Samuel Blouin: Practices and Policies on Medical Aid in Dying in Europe and North America
Switzerland is known worldwide for its banks, watches, chocolates – and assisted suicides. A pioneer in this domain, it has been followed by Belgium, Canada, Luxemburg, the Netherlands, and several American and Australian states, which help shape new approaches to medical aid in dying. In an interview (French only) published on 10 April 2018 by 24 Heures Suisse, 2016 Foundation scholar Samuel Blouin examined assisted dying in Switzerland as well as its potential applications to minors and in cases where mental health is at play. In his opinion, the international debate that has emerged on medical aid in dying reflects how difficult it can be for social practices and policies to reconcile different perceptions of the end of life. Later in the week, in an interview (French only) for Swiss radio RTS's "La Matinale" on 13 April 2018, Blouin further explored the differences between assisted suicide and medical aid in dying in Switzerland and Quebec respectively, as well as the more or less medicalizing public policies these terms reflect.
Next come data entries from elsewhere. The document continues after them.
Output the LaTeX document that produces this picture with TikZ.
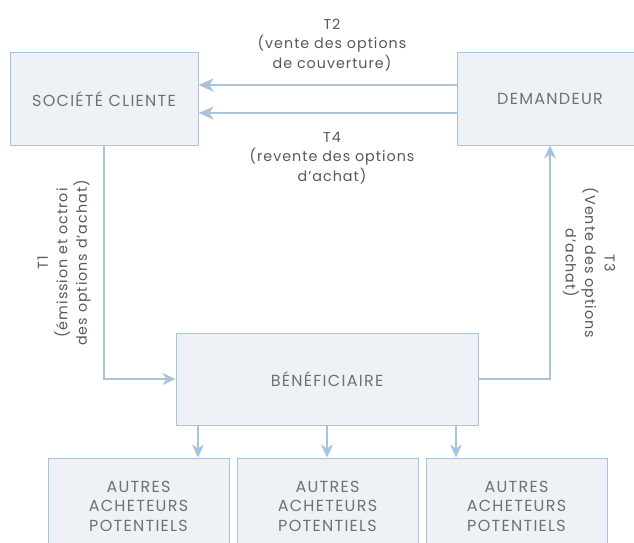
\documentclass[tikz,border=0pt]{standalone}
\usepackage{fontspec}
\setmainfont{Poppins}[LetterSpace=7]
\newfontfamily\capsfont{Poppins}[LetterSpace=8]
\usepackage{tikz}
\usetikzlibrary{arrows,arrows.meta,positioning,calc}

\definecolor{boxfill}{HTML}{EEF2F7}
\definecolor{boxline}{HTML}{A9C3DA}
\definecolor{txt}{HTML}{55585C}

\begin{document}
\begin{tikzpicture}[x=1pt,y=-1pt,font=\fontsize{14.3}{19.5}\selectfont,text=txt]
    % Define styles
    \tikzstyle{party} = [rectangle, draw=boxline, fill=boxfill, line width=1pt, text centered, align=center, inner sep=0pt, font=\capsfont\fontsize{16}{19.5}\selectfont, text=txt!85]
    \tikzstyle{buyer} = [party, minimum width=181pt, minimum height=96pt]
    \tikzstyle{arrow} = [draw=boxline, line width=1.3pt, -{Stealth[length=13pt,width=12pt,inset=4pt]}]
    \tikzstyle{bigarrow} = [draw=boxline, line width=2.6pt, -{Stealth[length=15pt,width=13pt,inset=4pt]}]
    \tikzstyle{label} = [align=center, inner sep=0pt]

    \useasboundingbox (0,0) rectangle (634,543);
    \clip (0,0) rectangle (634,543);

    % Nodes
    \node (soc) [party, minimum width=188pt, minimum height=92pt] at (104,99) {SOCIÉTÉ CLIENTE};
    \node (dem) [party, minimum width=186pt, minimum height=92pt] at (550,99) {DEMANDEUR};
    \node (ben) [party, minimum width=302pt, minimum height=92pt] at (327,379) {BÉNÉFICIAIRE};

    \node (buyA) [buyer] at (138.5,506) {AUTRES\\ACHETEURS\\POTENTIELS};
    \node (buyB) [buyer] at (327.5,506) {AUTRES\\ACHETEURS\\POTENTIELS};
    \node (buyC) [buyer] at (516.5,506) {AUTRES\\ACHETEURS\\POTENTIELS};

    % Labels
    \node (lblTtwo) [label] at (332,45) {T2\\(vente des options\\de couverture)};
    \node (lblTfour) [label] at (332,158) {T4\\(revente des options\\d’achat)};
    \node (lblTone) [label, rotate=90] at (64,263) {T1\\(émission et octroi\\des options d’achat)};
    \node (lblTthree) [label, rotate=-90] at (589,263) {T3\\(Vente des options\\d’achat)};

    % Arrows
    \draw [bigarrow] ([yshift=14pt]dem.west) -- ([yshift=14pt]soc.east);
    \draw [bigarrow] ([yshift=-14pt]dem.west) -- ([yshift=-14pt]soc.east);
    \draw [arrow] (soc.south) |- (ben.west);
    \draw [arrow] (ben.east) -| (dem.south);
    \draw [arrow] ([xshift=-129pt]ben.south) -- ([xshift=-129pt]ben.south |- buyA.north);
    \draw [arrow] (ben.south) -- (ben.south |- buyB.north);
    \draw [arrow] ([xshift=129pt]ben.south) -- ([xshift=129pt]ben.south |- buyC.north);
\end{tikzpicture}
\end{document}
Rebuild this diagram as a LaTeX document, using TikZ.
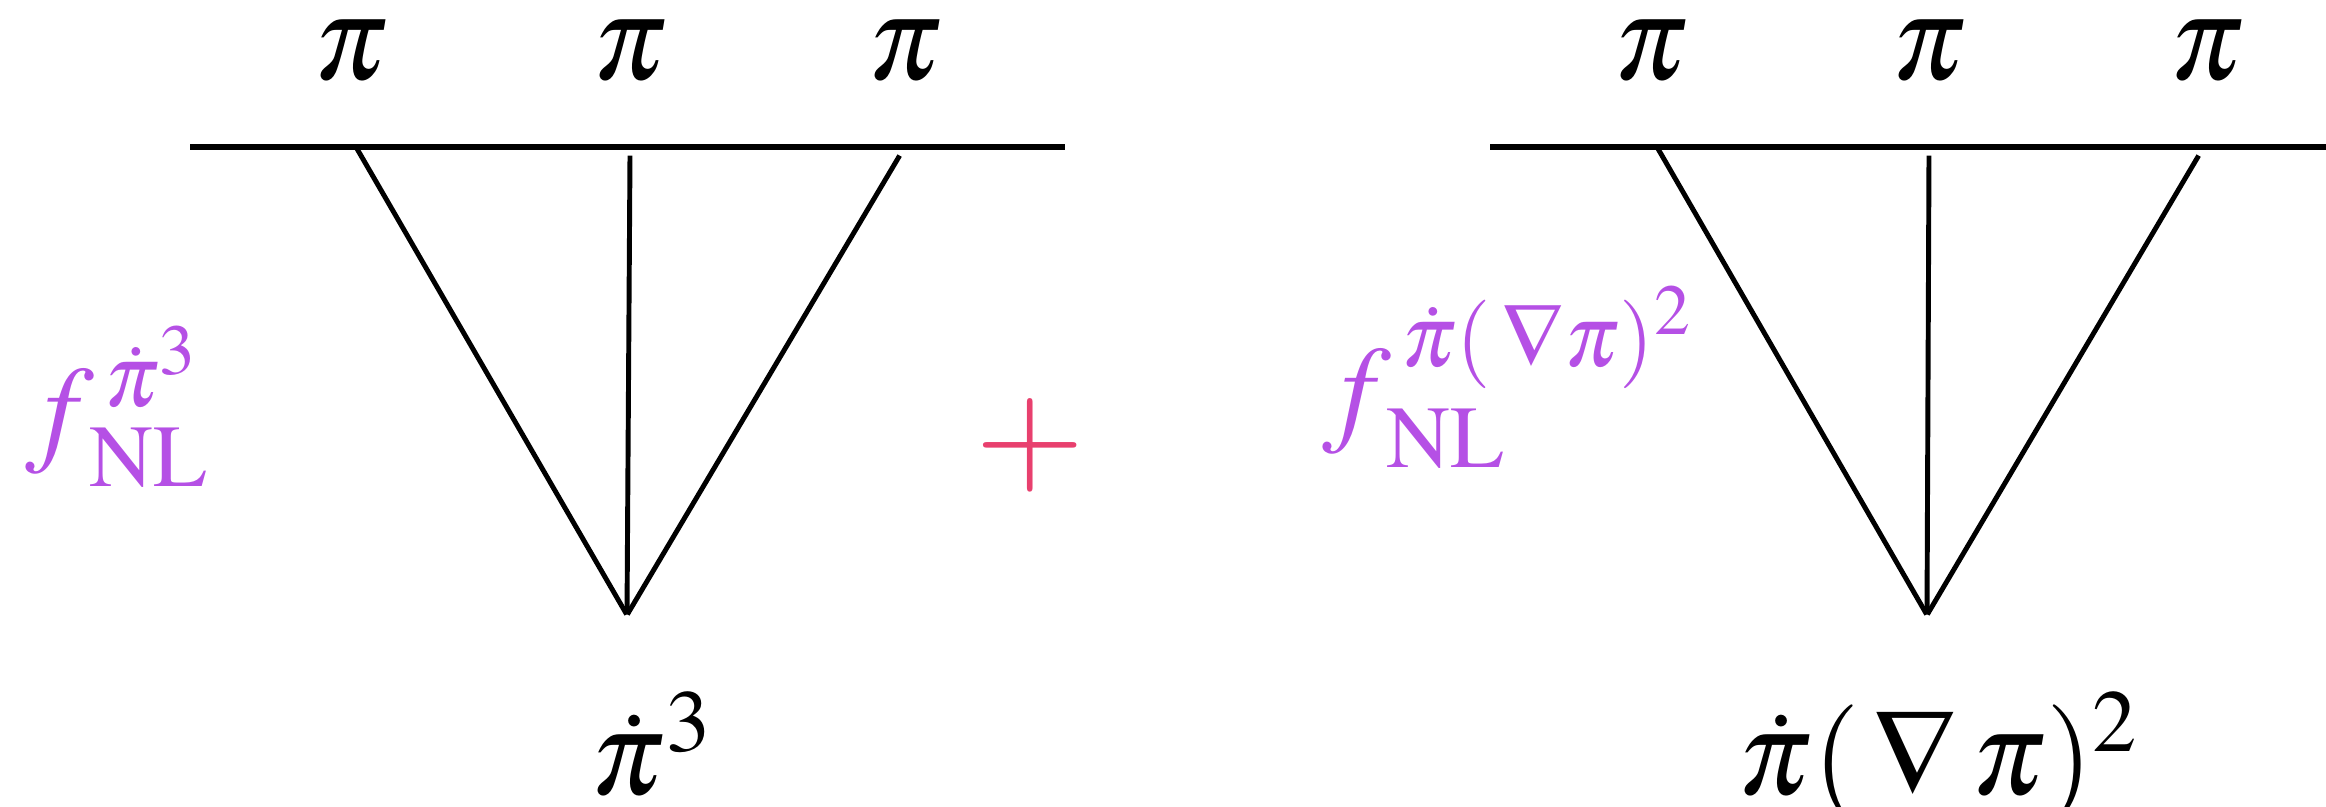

Blouin co-organized the HESAV symposium on assisted dying in Europe and North America from 9 to 13 April 2018 (text and information in French only). 2015 Foundation fellow and symposium attendee Jocelyn Downie will produce a joint publication with Blouin and the conference’s co-organizers.
Samuel Blouin is a 2016 Foundation scholar and a doctoral candidate in sociology and religious science at Université de Montréal and Université de Lausanne. Read his interview with 24 Heures Suisse here and listen to his interview with RTS here.
Jocelyn Downie is a 2015 Foundation fellow and a professor in the Faculties of Law and Medicine at Dalhousie University.